* _Given instruction_:
Write out each line that follows exactly as it stands, without the pictures.

* _Raw data_:
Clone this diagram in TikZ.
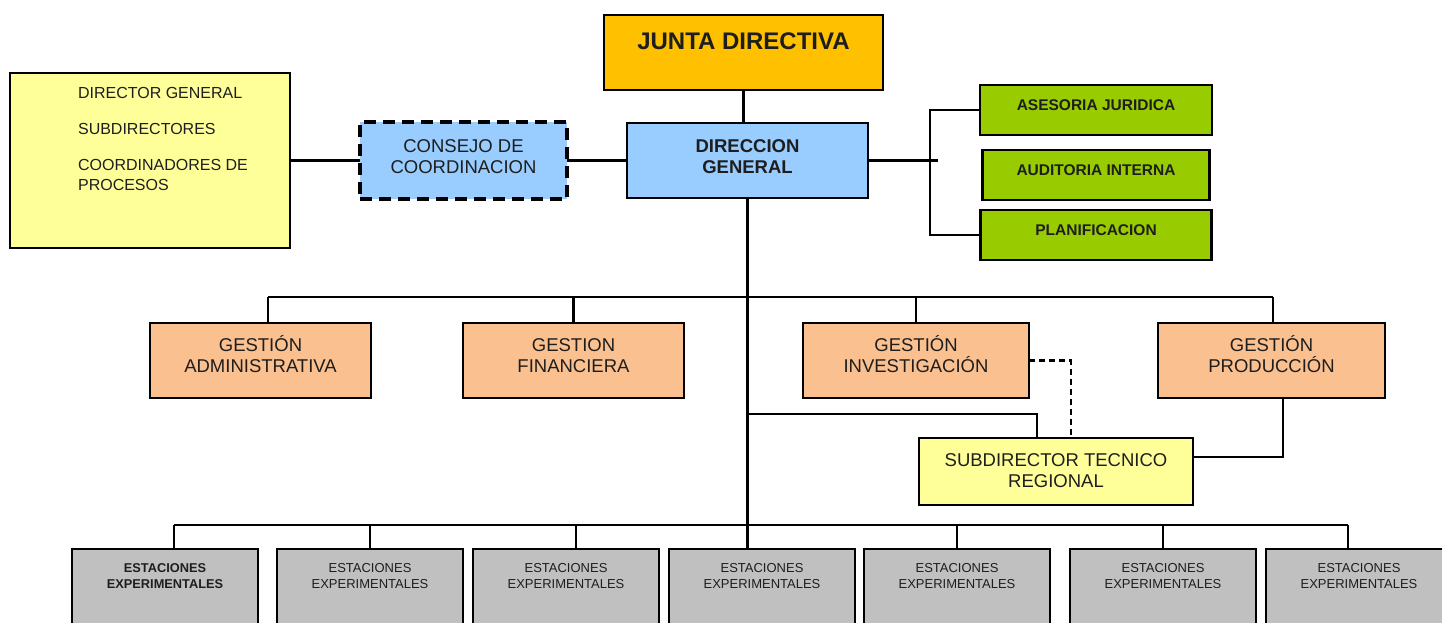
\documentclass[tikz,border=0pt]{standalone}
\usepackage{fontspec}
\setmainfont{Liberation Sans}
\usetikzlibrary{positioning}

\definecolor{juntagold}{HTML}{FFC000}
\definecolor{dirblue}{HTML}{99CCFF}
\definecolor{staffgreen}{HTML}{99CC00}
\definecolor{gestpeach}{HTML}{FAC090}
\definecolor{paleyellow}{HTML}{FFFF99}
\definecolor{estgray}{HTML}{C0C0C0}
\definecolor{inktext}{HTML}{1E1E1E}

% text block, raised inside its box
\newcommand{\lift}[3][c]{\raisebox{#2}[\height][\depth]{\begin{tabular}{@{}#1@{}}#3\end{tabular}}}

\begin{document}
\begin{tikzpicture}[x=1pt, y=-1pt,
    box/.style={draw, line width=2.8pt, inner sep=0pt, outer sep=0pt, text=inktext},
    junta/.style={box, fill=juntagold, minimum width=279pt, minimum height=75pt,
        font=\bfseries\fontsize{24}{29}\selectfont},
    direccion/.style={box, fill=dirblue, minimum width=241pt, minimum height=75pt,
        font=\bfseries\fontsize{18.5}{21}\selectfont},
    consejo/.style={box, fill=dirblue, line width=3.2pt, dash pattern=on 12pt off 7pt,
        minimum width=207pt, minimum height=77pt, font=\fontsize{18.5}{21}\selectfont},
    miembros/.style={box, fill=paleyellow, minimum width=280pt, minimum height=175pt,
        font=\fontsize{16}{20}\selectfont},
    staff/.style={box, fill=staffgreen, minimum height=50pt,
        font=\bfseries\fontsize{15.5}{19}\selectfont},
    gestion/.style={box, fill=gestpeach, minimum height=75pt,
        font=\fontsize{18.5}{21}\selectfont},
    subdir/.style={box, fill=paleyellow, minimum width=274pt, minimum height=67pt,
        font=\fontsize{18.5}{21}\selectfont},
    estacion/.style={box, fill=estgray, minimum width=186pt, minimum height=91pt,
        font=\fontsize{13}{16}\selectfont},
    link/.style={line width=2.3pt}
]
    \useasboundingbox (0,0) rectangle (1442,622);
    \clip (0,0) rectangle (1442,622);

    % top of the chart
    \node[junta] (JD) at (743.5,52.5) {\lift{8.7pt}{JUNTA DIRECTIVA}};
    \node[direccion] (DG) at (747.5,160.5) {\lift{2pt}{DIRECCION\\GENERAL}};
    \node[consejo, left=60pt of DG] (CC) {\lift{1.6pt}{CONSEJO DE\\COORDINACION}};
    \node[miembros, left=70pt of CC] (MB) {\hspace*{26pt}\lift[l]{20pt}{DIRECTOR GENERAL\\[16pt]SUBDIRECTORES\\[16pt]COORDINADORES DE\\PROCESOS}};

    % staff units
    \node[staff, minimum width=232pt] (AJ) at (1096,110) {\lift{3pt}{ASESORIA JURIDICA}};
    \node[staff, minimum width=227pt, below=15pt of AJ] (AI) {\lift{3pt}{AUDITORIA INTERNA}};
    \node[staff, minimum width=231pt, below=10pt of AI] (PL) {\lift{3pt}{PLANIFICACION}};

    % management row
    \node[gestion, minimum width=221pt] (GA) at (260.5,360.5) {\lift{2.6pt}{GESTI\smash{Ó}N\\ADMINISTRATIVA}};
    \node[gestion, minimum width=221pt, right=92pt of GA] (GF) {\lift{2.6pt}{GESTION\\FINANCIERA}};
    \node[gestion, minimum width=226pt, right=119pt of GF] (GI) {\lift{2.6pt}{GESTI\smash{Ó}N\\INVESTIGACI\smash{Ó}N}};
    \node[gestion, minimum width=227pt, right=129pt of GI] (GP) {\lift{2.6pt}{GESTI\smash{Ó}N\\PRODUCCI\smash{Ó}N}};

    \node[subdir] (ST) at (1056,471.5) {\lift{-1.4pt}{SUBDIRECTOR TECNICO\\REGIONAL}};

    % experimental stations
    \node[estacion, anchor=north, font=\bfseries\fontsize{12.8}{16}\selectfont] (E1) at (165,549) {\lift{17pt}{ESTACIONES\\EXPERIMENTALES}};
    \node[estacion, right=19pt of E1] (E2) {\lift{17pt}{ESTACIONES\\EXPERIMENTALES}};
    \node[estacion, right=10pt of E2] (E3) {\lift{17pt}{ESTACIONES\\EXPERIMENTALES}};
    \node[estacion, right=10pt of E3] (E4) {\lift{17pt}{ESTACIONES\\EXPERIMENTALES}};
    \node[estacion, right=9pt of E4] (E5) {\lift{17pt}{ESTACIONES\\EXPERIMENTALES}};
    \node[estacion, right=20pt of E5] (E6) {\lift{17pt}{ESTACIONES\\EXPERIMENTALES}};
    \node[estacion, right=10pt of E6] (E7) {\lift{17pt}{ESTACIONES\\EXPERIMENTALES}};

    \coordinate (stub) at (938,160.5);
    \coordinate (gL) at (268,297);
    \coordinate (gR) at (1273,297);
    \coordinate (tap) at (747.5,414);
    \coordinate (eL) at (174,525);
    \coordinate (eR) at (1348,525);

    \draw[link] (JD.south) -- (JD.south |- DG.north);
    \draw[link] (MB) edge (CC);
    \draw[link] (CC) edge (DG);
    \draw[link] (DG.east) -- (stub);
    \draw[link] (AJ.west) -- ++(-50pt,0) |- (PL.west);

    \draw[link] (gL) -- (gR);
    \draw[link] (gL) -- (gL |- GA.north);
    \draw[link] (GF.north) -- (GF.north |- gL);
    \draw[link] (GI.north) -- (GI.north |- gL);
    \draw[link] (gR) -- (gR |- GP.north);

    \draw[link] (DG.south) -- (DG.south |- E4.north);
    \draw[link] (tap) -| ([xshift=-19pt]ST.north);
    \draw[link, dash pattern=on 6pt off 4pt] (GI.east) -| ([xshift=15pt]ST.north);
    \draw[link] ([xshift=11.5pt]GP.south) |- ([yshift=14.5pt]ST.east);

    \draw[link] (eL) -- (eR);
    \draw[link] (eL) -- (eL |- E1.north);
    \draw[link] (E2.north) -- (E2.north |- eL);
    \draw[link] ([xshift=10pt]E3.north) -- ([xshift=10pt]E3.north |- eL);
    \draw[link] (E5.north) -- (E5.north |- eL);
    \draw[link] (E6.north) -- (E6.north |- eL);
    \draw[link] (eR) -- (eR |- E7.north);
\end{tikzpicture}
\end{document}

* _Exercise result_:
Clone this diagram in TikZ.
\documentclass[tikz,border=0pt]{standalone}
\usepackage{fontspec}
\setmainfont{Liberation Sans}
\usetikzlibrary{positioning}

\definecolor{juntagold}{HTML}{FFC000}
\definecolor{dirblue}{HTML}{99CCFF}
\definecolor{staffgreen}{HTML}{99CC00}
\definecolor{gestpeach}{HTML}{FAC090}
\definecolor{paleyellow}{HTML}{FFFF99}
\definecolor{estgray}{HTML}{C0C0C0}
\definecolor{inktext}{HTML}{1E1E1E}

% text block, raised inside its box
\newcommand{\lift}[3][c]{\raisebox{#2}[\height][\depth]{\begin{tabular}{@{}#1@{}}#3\end{tabular}}}

\begin{document}
\begin{tikzpicture}[x=1pt, y=-1pt,
    box/.style={draw, line width=2.8pt, inner sep=0pt, outer sep=0pt, text=inktext},
    junta/.style={box, fill=juntagold, minimum width=279pt, minimum height=75pt,
        font=\bfseries\fontsize{24}{29}\selectfont},
    direccion/.style={box, fill=dirblue, minimum width=241pt, minimum height=75pt,
        font=\bfseries\fontsize{18.5}{21}\selectfont},
    consejo/.style={box, fill=dirblue, line width=3.2pt, dash pattern=on 12pt off 7pt,
        minimum width=207pt, minimum height=77pt, font=\fontsize{18.5}{21}\selectfont},
    miembros/.style={box, fill=paleyellow, minimum width=280pt, minimum height=175pt,
        font=\fontsize{16}{20}\selectfont},
    staff/.style={box, fill=staffgreen, minimum height=50pt,
        font=\bfseries\fontsize{15.5}{19}\selectfont},
    gestion/.style={box, fill=gestpeach, minimum height=75pt,
        font=\fontsize{18.5}{21}\selectfont},
    subdir/.style={box, fill=paleyellow, minimum width=274pt, minimum height=67pt,
        font=\fontsize{18.5}{21}\selectfont},
    estacion/.style={box, fill=estgray, minimum width=186pt, minimum height=91pt,
        font=\fontsize{13}{16}\selectfont},
    link/.style={line width=2.3pt}
]
    \useasboundingbox (0,0) rectangle (1442,622);
    \clip (0,0) rectangle (1442,622);

    % top of the chart
    \node[junta] (JD) at (743.5,52.5) {\lift{8.7pt}{JUNTA DIRECTIVA}};
    \node[direccion] (DG) at (747.5,160.5) {\lift{2pt}{DIRECCION\\GENERAL}};
    \node[consejo, left=60pt of DG] (CC) {\lift{1.6pt}{CONSEJO DE\\COORDINACION}};
    \node[miembros, left=70pt of CC] (MB) {\hspace*{26pt}\lift[l]{20pt}{DIRECTOR GENERAL\\[16pt]SUBDIRECTORES\\[16pt]COORDINADORES DE\\PROCESOS}};

    % staff units
    \node[staff, minimum width=232pt] (AJ) at (1096,110) {\lift{3pt}{ASESORIA JURIDICA}};
    \node[staff, minimum width=227pt, below=15pt of AJ] (AI) {\lift{3pt}{AUDITORIA INTERNA}};
    \node[staff, minimum width=231pt, below=10pt of AI] (PL) {\lift{3pt}{PLANIFICACION}};

    % management row
    \node[gestion, minimum width=221pt] (GA) at (260.5,360.5) {\lift{2.6pt}{GESTI\smash{Ó}N\\ADMINISTRATIVA}};
    \node[gestion, minimum width=221pt, right=92pt of GA] (GF) {\lift{2.6pt}{GESTION\\FINANCIERA}};
    \node[gestion, minimum width=226pt, right=119pt of GF] (GI) {\lift{2.6pt}{GESTI\smash{Ó}N\\INVESTIGACI\smash{Ó}N}};
    \node[gestion, minimum width=227pt, right=129pt of GI] (GP) {\lift{2.6pt}{GESTI\smash{Ó}N\\PRODUCCI\smash{Ó}N}};

    \node[subdir] (ST) at (1056,471.5) {\lift{-1.4pt}{SUBDIRECTOR TECNICO\\REGIONAL}};

    % experimental stations
    \node[estacion, anchor=north, font=\bfseries\fontsize{12.8}{16}\selectfont] (E1) at (165,549) {\lift{17pt}{ESTACIONES\\EXPERIMENTALES}};
    \node[estacion, right=19pt of E1] (E2) {\lift{17pt}{ESTACIONES\\EXPERIMENTALES}};
    \node[estacion, right=10pt of E2] (E3) {\lift{17pt}{ESTACIONES\\EXPERIMENTALES}};
    \node[estacion, right=10pt of E3] (E4) {\lift{17pt}{ESTACIONES\\EXPERIMENTALES}};
    \node[estacion, right=9pt of E4] (E5) {\lift{17pt}{ESTACIONES\\EXPERIMENTALES}};
    \node[estacion, right=20pt of E5] (E6) {\lift{17pt}{ESTACIONES\\EXPERIMENTALES}};
    \node[estacion, right=10pt of E6] (E7) {\lift{17pt}{ESTACIONES\\EXPERIMENTALES}};

    \coordinate (stub) at (938,160.5);
    \coordinate (gL) at (268,297);
    \coordinate (gR) at (1273,297);
    \coordinate (tap) at (747.5,414);
    \coordinate (eL) at (174,525);
    \coordinate (eR) at (1348,525);

    \draw[link] (JD.south) -- (JD.south |- DG.north);
    \draw[link] (MB) edge (CC);
    \draw[link] (CC) edge (DG);
    \draw[link] (DG.east) -- (stub);
    \draw[link] (AJ.west) -- ++(-50pt,0) |- (PL.west);

    \draw[link] (gL) -- (gR);
    \draw[link] (gL) -- (gL |- GA.north);
    \draw[link] (GF.north) -- (GF.north |- gL);
    \draw[link] (GI.north) -- (GI.north |- gL);
    \draw[link] (gR) -- (gR |- GP.north);

    \draw[link] (DG.south) -- (DG.south |- E4.north);
    \draw[link] (tap) -| ([xshift=-19pt]ST.north);
    \draw[link, dash pattern=on 6pt off 4pt] (GI.east) -| ([xshift=15pt]ST.north);
    \draw[link] ([xshift=11.5pt]GP.south) |- ([yshift=14.5pt]ST.east);

    \draw[link] (eL) -- (eR);
    \draw[link] (eL) -- (eL |- E1.north);
    \draw[link] (E2.north) -- (E2.north |- eL);
    \draw[link] ([xshift=10pt]E3.north) -- ([xshift=10pt]E3.north |- eL);
    \draw[link] (E5.north) -- (E5.north |- eL);
    \draw[link] (E6.north) -- (E6.north |- eL);
    \draw[link] (eR) -- (eR |- E7.north);
\end{tikzpicture}
\end{document}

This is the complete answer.